----- Recorded information

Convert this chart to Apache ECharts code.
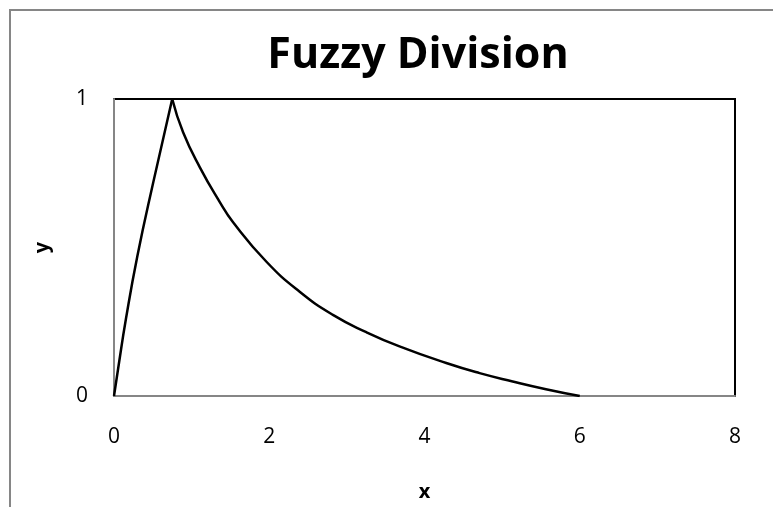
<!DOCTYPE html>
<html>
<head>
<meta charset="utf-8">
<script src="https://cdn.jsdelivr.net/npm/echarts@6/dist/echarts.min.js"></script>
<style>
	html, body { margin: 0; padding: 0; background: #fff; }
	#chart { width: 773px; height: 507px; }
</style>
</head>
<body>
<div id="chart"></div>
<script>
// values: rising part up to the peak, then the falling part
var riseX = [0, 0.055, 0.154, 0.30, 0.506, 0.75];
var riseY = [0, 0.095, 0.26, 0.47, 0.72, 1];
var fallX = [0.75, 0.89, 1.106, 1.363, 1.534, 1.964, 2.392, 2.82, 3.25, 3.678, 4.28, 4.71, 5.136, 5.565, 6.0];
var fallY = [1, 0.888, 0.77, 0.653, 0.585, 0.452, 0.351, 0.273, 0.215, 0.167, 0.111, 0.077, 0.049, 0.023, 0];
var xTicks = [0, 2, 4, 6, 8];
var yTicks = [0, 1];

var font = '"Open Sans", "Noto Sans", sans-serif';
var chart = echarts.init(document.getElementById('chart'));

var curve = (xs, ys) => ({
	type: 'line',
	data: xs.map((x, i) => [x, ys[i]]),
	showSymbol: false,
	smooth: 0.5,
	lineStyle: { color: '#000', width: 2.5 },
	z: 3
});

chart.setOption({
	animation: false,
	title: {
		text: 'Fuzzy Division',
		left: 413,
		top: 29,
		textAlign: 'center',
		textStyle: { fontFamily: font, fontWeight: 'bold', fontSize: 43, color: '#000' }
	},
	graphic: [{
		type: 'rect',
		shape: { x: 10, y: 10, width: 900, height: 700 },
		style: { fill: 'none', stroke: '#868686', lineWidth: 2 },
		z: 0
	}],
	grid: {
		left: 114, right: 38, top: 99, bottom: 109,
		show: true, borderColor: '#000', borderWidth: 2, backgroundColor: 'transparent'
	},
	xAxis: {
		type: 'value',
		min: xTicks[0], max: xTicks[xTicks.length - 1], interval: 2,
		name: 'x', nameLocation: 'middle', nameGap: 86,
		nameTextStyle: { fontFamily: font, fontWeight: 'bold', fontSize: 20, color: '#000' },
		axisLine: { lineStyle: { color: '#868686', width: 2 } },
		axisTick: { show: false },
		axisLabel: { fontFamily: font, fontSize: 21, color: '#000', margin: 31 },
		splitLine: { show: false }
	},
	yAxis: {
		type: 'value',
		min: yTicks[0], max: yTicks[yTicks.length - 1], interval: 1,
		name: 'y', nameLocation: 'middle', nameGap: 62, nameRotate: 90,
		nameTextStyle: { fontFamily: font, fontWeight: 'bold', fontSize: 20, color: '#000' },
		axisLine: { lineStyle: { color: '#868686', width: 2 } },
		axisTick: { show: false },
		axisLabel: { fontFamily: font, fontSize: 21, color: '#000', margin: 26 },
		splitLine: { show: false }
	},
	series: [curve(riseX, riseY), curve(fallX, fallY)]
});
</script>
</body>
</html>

----------

• _Set problem_
Reproduce every line precisely as given, omitting all pictures.

• _Full answer_
Convert this chart to Apache ECharts code.
<!DOCTYPE html>
<html>
<head>
<meta charset="utf-8">
<script src="https://cdn.jsdelivr.net/npm/echarts@6/dist/echarts.min.js"></script>
<style>
	html, body { margin: 0; padding: 0; background: #fff; }
	#chart { width: 773px; height: 507px; }
</style>
</head>
<body>
<div id="chart"></div>
<script>
// values: rising part up to the peak, then the falling part
var riseX = [0, 0.055, 0.154, 0.30, 0.506, 0.75];
var riseY = [0, 0.095, 0.26, 0.47, 0.72, 1];
var fallX = [0.75, 0.89, 1.106, 1.363, 1.534, 1.964, 2.392, 2.82, 3.25, 3.678, 4.28, 4.71, 5.136, 5.565, 6.0];
var fallY = [1, 0.888, 0.77, 0.653, 0.585, 0.452, 0.351, 0.273, 0.215, 0.167, 0.111, 0.077, 0.049, 0.023, 0];
var xTicks = [0, 2, 4, 6, 8];
var yTicks = [0, 1];

var font = '"Open Sans", "Noto Sans", sans-serif';
var chart = echarts.init(document.getElementById('chart'));

var curve = (xs, ys) => ({
	type: 'line',
	data: xs.map((x, i) => [x, ys[i]]),
	showSymbol: false,
	smooth: 0.5,
	lineStyle: { color: '#000', width: 2.5 },
	z: 3
});

chart.setOption({
	animation: false,
	title: {
		text: 'Fuzzy Division',
		left: 413,
		top: 29,
		textAlign: 'center',
		textStyle: { fontFamily: font, fontWeight: 'bold', fontSize: 43, color: '#000' }
	},
	graphic: [{
		type: 'rect',
		shape: { x: 10, y: 10, width: 900, height: 700 },
		style: { fill: 'none', stroke: '#868686', lineWidth: 2 },
		z: 0
	}],
	grid: {
		left: 114, right: 38, top: 99, bottom: 109,
		show: true, borderColor: '#000', borderWidth: 2, backgroundColor: 'transparent'
	},
	xAxis: {
		type: 'value',
		min: xTicks[0], max: xTicks[xTicks.length - 1], interval: 2,
		name: 'x', nameLocation: 'middle', nameGap: 86,
		nameTextStyle: { fontFamily: font, fontWeight: 'bold', fontSize: 20, color: '#000' },
		axisLine: { lineStyle: { color: '#868686', width: 2 } },
		axisTick: { show: false },
		axisLabel: { fontFamily: font, fontSize: 21, color: '#000', margin: 31 },
		splitLine: { show: false }
	},
	yAxis: {
		type: 'value',
		min: yTicks[0], max: yTicks[yTicks.length - 1], interval: 1,
		name: 'y', nameLocation: 'middle', nameGap: 62, nameRotate: 90,
		nameTextStyle: { fontFamily: font, fontWeight: 'bold', fontSize: 20, color: '#000' },
		axisLine: { lineStyle: { color: '#868686', width: 2 } },
		axisTick: { show: false },
		axisLabel: { fontFamily: font, fontSize: 21, color: '#000', margin: 26 },
		splitLine: { show: false }
	},
	series: [curve(riseX, riseY), curve(fallX, fallY)]
});
</script>
</body>
</html>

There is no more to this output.